■ **Written exercise**: Reproduce all the material exactly, minus any pictures it holds.

□ □ □

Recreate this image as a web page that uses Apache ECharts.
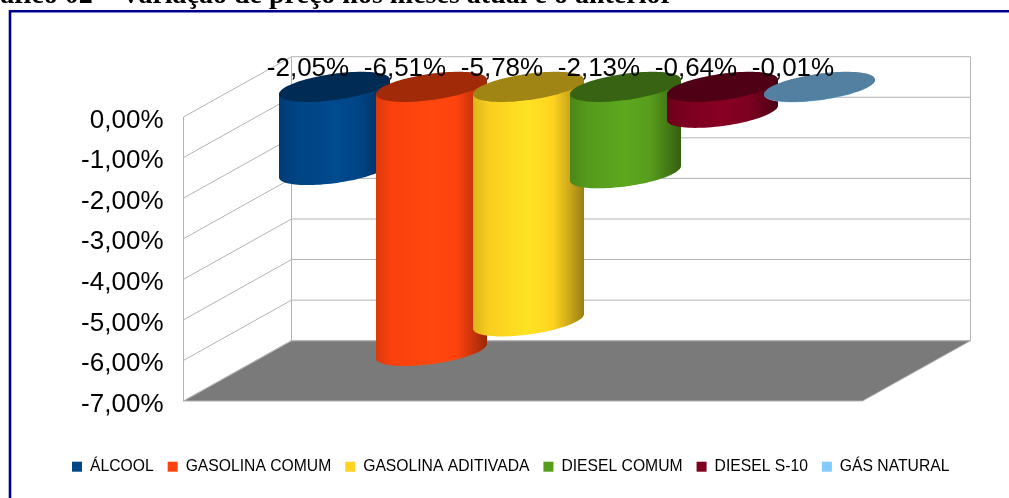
<!DOCTYPE html>
<html>
<head>
<meta charset="utf-8">
<style>
  html, body { margin: 0; padding: 0; background: #fff; overflow: hidden; }
  #chart { width: 1009px; height: 498px; }
</style>
<script src="https://cdn.jsdelivr.net/npm/echarts@6/dist/echarts.min.js"></script>
</head>
<body>
<div id="chart"></div>
<script>
const categories = ['ÁLCOOL', 'GASOLINA COMUM', 'GASOLINA ADITIVADA', 'DIESEL COMUM', 'DIESEL S-10', 'GÁS NATURAL']
const variation = [-2.05, -6.51, -5.78, -2.13, -0.64, -0.01]
const yTicks = [0, -1, -2, -3, -4, -5, -6, -7]
const colors = ['#004586', '#ff420e', '#ffd320', '#579d1c', '#7e0021', '#83caff']

// fake 3d: how far the back wall sits from the front plane
const DEPTH_X = 108
const DEPTH_Y = 60.3
const FONT = '"Liberation Sans", Arial, sans-serif'
const GRID_LINE = '#b3b3b3'

const fmt = v => v.toFixed(2).replace('.', ',') + '%'

const shade = (hex, k) => {
  const n = parseInt(hex.slice(1), 16)
  const c = [n >> 16, (n >> 8) & 255, n & 255].map(x => Math.min(255, Math.round(x * k)))
  return `rgb(${c.join(',')})`
}

// point on the tilted ellipse of a cylinder section
const ellipse = (c, rx, t) => [
  c[0] + Math.cos(t) * rx + Math.sin(t) * DEPTH_X / 4,
  c[1] - Math.sin(t) * DEPTH_Y / 4
]

const renderWall = (params, api) => {
  const v = api.value(0)
  const a = api.coord([0, v])
  const b = [a[0] + DEPTH_X, a[1] - DEPTH_Y]
  const e = api.coord([7, v])
  const c = [e[0] + DEPTH_X, e[1] - DEPTH_Y]
  const lineStyle = { fill: 'none', stroke: GRID_LINE, lineWidth: 1 }
  const children = [{ type: 'polyline', shape: { points: [a, b, c] }, style: lineStyle }]
  if (v === yTicks[0]) {
    const bottom = api.coord([0, yTicks[yTicks.length - 1]])
    const bottomEnd = api.coord([7, yTicks[yTicks.length - 1]])
    children.push({
      type: 'polyline',
      shape: { points: [[a[0], bottom[1]], a] },
      style: lineStyle
    })
    children.push({
      type: 'polyline',
      shape: { points: [[b[0], bottom[1] - DEPTH_Y], b] },
      style: lineStyle
    })
    children.push({
      type: 'polyline',
      shape: { points: [[c[0], bottom[1] - DEPTH_Y], c] },
      style: lineStyle
    })
    children.unshift({
      type: 'polygon',
      shape: {
        points: [
          bottom,
          bottomEnd,
          [bottomEnd[0] + DEPTH_X, bottomEnd[1] - DEPTH_Y],
          [bottom[0] + DEPTH_X, bottom[1] - DEPTH_Y]
        ]
      },
      style: { fill: '#7a7a7a', stroke: GRID_LINE, lineWidth: 1 }
    })
  }
  return { type: 'group', children }
}

const renderCylinder = color => (params, api) => {
  const x = api.value(0)
  const rx = api.size([1, 0])[0] / 2
  const top = api.coord([x, 0])
  const bot = api.coord([x, api.value(1)])
  const topC = [top[0] + DEPTH_X / 2, top[1] - DEPTH_Y / 2]
  const botC = [bot[0] + DEPTH_X / 2, bot[1] - DEPTH_Y / 2]
  const t0 = Math.atan2(DEPTH_X / 4, rx)

  const body = []
  for (let i = 0; i <= 48; i++) {
    body.push(ellipse(botC, rx, t0 - Math.PI * i / 48))
  }
  body.push(ellipse(topC, rx, t0 - Math.PI))
  body.push(ellipse(topC, rx, t0))

  const cap = []
  for (let i = 0; i < 96; i++) {
    cap.push(ellipse(topC, rx, Math.PI * 2 * i / 96))
  }

  return {
    type: 'group',
    children: [
      {
        type: 'polygon',
        shape: { points: body },
        style: {
          fill: new echarts.graphic.LinearGradient(0, 0, 1, 0, [
            { offset: 0, color: shade(color, 0.86) },
            { offset: 0.15, color: shade(color, 0.98) },
            { offset: 0.5, color: shade(color, 1.07) },
            { offset: 0.72, color: shade(color, 1) },
            { offset: 0.88, color: shade(color, 0.78) },
            { offset: 1, color: shade(color, 0.6) }
          ])
        }
      },
      { type: 'polygon', shape: { points: cap }, style: { fill: shade(color, 0.63) } }
    ]
  }
}

const renderLabel = (params, api) => {
  const p = api.coord([api.value(0), 0])
  return {
    type: 'text',
    style: {
      text: fmt(api.value(1)),
      x: p[0] + DEPTH_X / 2 - 26.5,
      y: p[1] - DEPTH_Y / 2 - 18.5,
      textAlign: 'center',
      textVerticalAlign: 'middle',
      font: '26px ' + FONT,
      fill: '#000'
    }
  }
}

const myChart = echarts.init(document.getElementById('chart'), null, { renderer: 'canvas' })

const series = [
  {
    type: 'custom',
    silent: true,
    z: 1,
    renderItem: renderWall,
    encode: { y: 0 },
    data: yTicks.map(v => [v])
  }
]
categories.forEach((name, i) => {
  series.push({
    name,
    type: 'custom',
    silent: true,
    z: 2 + i,
    itemStyle: { color: colors[i] },
    renderItem: renderCylinder(colors[i]),
    encode: { x: 0, y: 1 },
    data: [[i + 1, variation[i]]]
  })
})
series.push({
  type: 'custom',
  silent: true,
  z: 20,
  renderItem: renderLabel,
  encode: { x: 0, y: 1 },
  data: variation.map((v, i) => [i + 1, v])
})

myChart.setOption({
  animation: false,
  title: {
    text: 'Gráfico 02 – Variação de preço nos meses atual e o anterior',
    left: -34,
    top: -18.5,
    padding: 0,
    textStyle: {
      fontFamily: '"Liberation Serif", serif',
      fontWeight: 'bold',
      fontSize: 28,
      color: '#000'
    }
  },
  grid: { left: 183.5, top: 117, width: 679, height: 284 },
  xAxis: { type: 'value', min: 0, max: 7, show: false },
  yAxis: {
    type: 'value',
    min: yTicks[yTicks.length - 1],
    max: yTicks[0],
    interval: 1,
    axisLine: { show: false },
    axisTick: { show: false },
    splitLine: { show: false },
    axisLabel: {
      margin: 20,
      fontSize: 26,
      fontFamily: FONT,
      color: '#000',
      verticalAlign: 'top',
      lineHeight: 7,
      formatter: v => fmt(v)
    }
  },
  legend: {
    data: categories,
    left: 72,
    top: 458.7,
    padding: 0,
    icon: 'rect',
    itemWidth: 10,
    itemHeight: 10,
    itemGap: 14,
    selectedMode: false,
    textStyle: { fontSize: 15.7, fontFamily: FONT, color: '#000', padding: [0, 0, 0, 3] }
  },
  graphic: [
    {
      type: 'rect',
      silent: true,
      shape: { x: 10, y: 11.3, width: 1100, height: 600 },
      style: { fill: 'none', stroke: '#00008f', lineWidth: 2.6 }
    }
  ],
  series
})
</script>
</body>
</html>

□ □ □

■ **Result of the exercise**:
Recreate this image as a web page that uses Apache ECharts.
<!DOCTYPE html>
<html>
<head>
<meta charset="utf-8">
<style>
  html, body { margin: 0; padding: 0; background: #fff; overflow: hidden; }
  #chart { width: 1009px; height: 498px; }
</style>
<script src="https://cdn.jsdelivr.net/npm/echarts@6/dist/echarts.min.js"></script>
</head>
<body>
<div id="chart"></div>
<script>
const categories = ['ÁLCOOL', 'GASOLINA COMUM', 'GASOLINA ADITIVADA', 'DIESEL COMUM', 'DIESEL S-10', 'GÁS NATURAL']
const variation = [-2.05, -6.51, -5.78, -2.13, -0.64, -0.01]
const yTicks = [0, -1, -2, -3, -4, -5, -6, -7]
const colors = ['#004586', '#ff420e', '#ffd320', '#579d1c', '#7e0021', '#83caff']

// fake 3d: how far the back wall sits from the front plane
const DEPTH_X = 108
const DEPTH_Y = 60.3
const FONT = '"Liberation Sans", Arial, sans-serif'
const GRID_LINE = '#b3b3b3'

const fmt = v => v.toFixed(2).replace('.', ',') + '%'

const shade = (hex, k) => {
  const n = parseInt(hex.slice(1), 16)
  const c = [n >> 16, (n >> 8) & 255, n & 255].map(x => Math.min(255, Math.round(x * k)))
  return `rgb(${c.join(',')})`
}

// point on the tilted ellipse of a cylinder section
const ellipse = (c, rx, t) => [
  c[0] + Math.cos(t) * rx + Math.sin(t) * DEPTH_X / 4,
  c[1] - Math.sin(t) * DEPTH_Y / 4
]

const renderWall = (params, api) => {
  const v = api.value(0)
  const a = api.coord([0, v])
  const b = [a[0] + DEPTH_X, a[1] - DEPTH_Y]
  const e = api.coord([7, v])
  const c = [e[0] + DEPTH_X, e[1] - DEPTH_Y]
  const lineStyle = { fill: 'none', stroke: GRID_LINE, lineWidth: 1 }
  const children = [{ type: 'polyline', shape: { points: [a, b, c] }, style: lineStyle }]
  if (v === yTicks[0]) {
    const bottom = api.coord([0, yTicks[yTicks.length - 1]])
    const bottomEnd = api.coord([7, yTicks[yTicks.length - 1]])
    children.push({
      type: 'polyline',
      shape: { points: [[a[0], bottom[1]], a] },
      style: lineStyle
    })
    children.push({
      type: 'polyline',
      shape: { points: [[b[0], bottom[1] - DEPTH_Y], b] },
      style: lineStyle
    })
    children.push({
      type: 'polyline',
      shape: { points: [[c[0], bottom[1] - DEPTH_Y], c] },
      style: lineStyle
    })
    children.unshift({
      type: 'polygon',
      shape: {
        points: [
          bottom,
          bottomEnd,
          [bottomEnd[0] + DEPTH_X, bottomEnd[1] - DEPTH_Y],
          [bottom[0] + DEPTH_X, bottom[1] - DEPTH_Y]
        ]
      },
      style: { fill: '#7a7a7a', stroke: GRID_LINE, lineWidth: 1 }
    })
  }
  return { type: 'group', children }
}

const renderCylinder = color => (params, api) => {
  const x = api.value(0)
  const rx = api.size([1, 0])[0] / 2
  const top = api.coord([x, 0])
  const bot = api.coord([x, api.value(1)])
  const topC = [top[0] + DEPTH_X / 2, top[1] - DEPTH_Y / 2]
  const botC = [bot[0] + DEPTH_X / 2, bot[1] - DEPTH_Y / 2]
  const t0 = Math.atan2(DEPTH_X / 4, rx)

  const body = []
  for (let i = 0; i <= 48; i++) {
    body.push(ellipse(botC, rx, t0 - Math.PI * i / 48))
  }
  body.push(ellipse(topC, rx, t0 - Math.PI))
  body.push(ellipse(topC, rx, t0))

  const cap = []
  for (let i = 0; i < 96; i++) {
    cap.push(ellipse(topC, rx, Math.PI * 2 * i / 96))
  }

  return {
    type: 'group',
    children: [
      {
        type: 'polygon',
        shape: { points: body },
        style: {
          fill: new echarts.graphic.LinearGradient(0, 0, 1, 0, [
            { offset: 0, color: shade(color, 0.86) },
            { offset: 0.15, color: shade(color, 0.98) },
            { offset: 0.5, color: shade(color, 1.07) },
            { offset: 0.72, color: shade(color, 1) },
            { offset: 0.88, color: shade(color, 0.78) },
            { offset: 1, color: shade(color, 0.6) }
          ])
        }
      },
      { type: 'polygon', shape: { points: cap }, style: { fill: shade(color, 0.63) } }
    ]
  }
}

const renderLabel = (params, api) => {
  const p = api.coord([api.value(0), 0])
  return {
    type: 'text',
    style: {
      text: fmt(api.value(1)),
      x: p[0] + DEPTH_X / 2 - 26.5,
      y: p[1] - DEPTH_Y / 2 - 18.5,
      textAlign: 'center',
      textVerticalAlign: 'middle',
      font: '26px ' + FONT,
      fill: '#000'
    }
  }
}

const myChart = echarts.init(document.getElementById('chart'), null, { renderer: 'canvas' })

const series = [
  {
    type: 'custom',
    silent: true,
    z: 1,
    renderItem: renderWall,
    encode: { y: 0 },
    data: yTicks.map(v => [v])
  }
]
categories.forEach((name, i) => {
  series.push({
    name,
    type: 'custom',
    silent: true,
    z: 2 + i,
    itemStyle: { color: colors[i] },
    renderItem: renderCylinder(colors[i]),
    encode: { x: 0, y: 1 },
    data: [[i + 1, variation[i]]]
  })
})
series.push({
  type: 'custom',
  silent: true,
  z: 20,
  renderItem: renderLabel,
  encode: { x: 0, y: 1 },
  data: variation.map((v, i) => [i + 1, v])
})

myChart.setOption({
  animation: false,
  title: {
    text: 'Gráfico 02 – Variação de preço nos meses atual e o anterior',
    left: -34,
    top: -18.5,
    padding: 0,
    textStyle: {
      fontFamily: '"Liberation Serif", serif',
      fontWeight: 'bold',
      fontSize: 28,
      color: '#000'
    }
  },
  grid: { left: 183.5, top: 117, width: 679, height: 284 },
  xAxis: { type: 'value', min: 0, max: 7, show: false },
  yAxis: {
    type: 'value',
    min: yTicks[yTicks.length - 1],
    max: yTicks[0],
    interval: 1,
    axisLine: { show: false },
    axisTick: { show: false },
    splitLine: { show: false },
    axisLabel: {
      margin: 20,
      fontSize: 26,
      fontFamily: FONT,
      color: '#000',
      verticalAlign: 'top',
      lineHeight: 7,
      formatter: v => fmt(v)
    }
  },
  legend: {
    data: categories,
    left: 72,
    top: 458.7,
    padding: 0,
    icon: 'rect',
    itemWidth: 10,
    itemHeight: 10,
    itemGap: 14,
    selectedMode: false,
    textStyle: { fontSize: 15.7, fontFamily: FONT, color: '#000', padding: [0, 0, 0, 3] }
  },
  graphic: [
    {
      type: 'rect',
      silent: true,
      shape: { x: 10, y: 11.3, width: 1100, height: 600 },
      style: { fill: 'none', stroke: '#00008f', lineWidth: 2.6 }
    }
  ],
  series
})
</script>
</body>
</html>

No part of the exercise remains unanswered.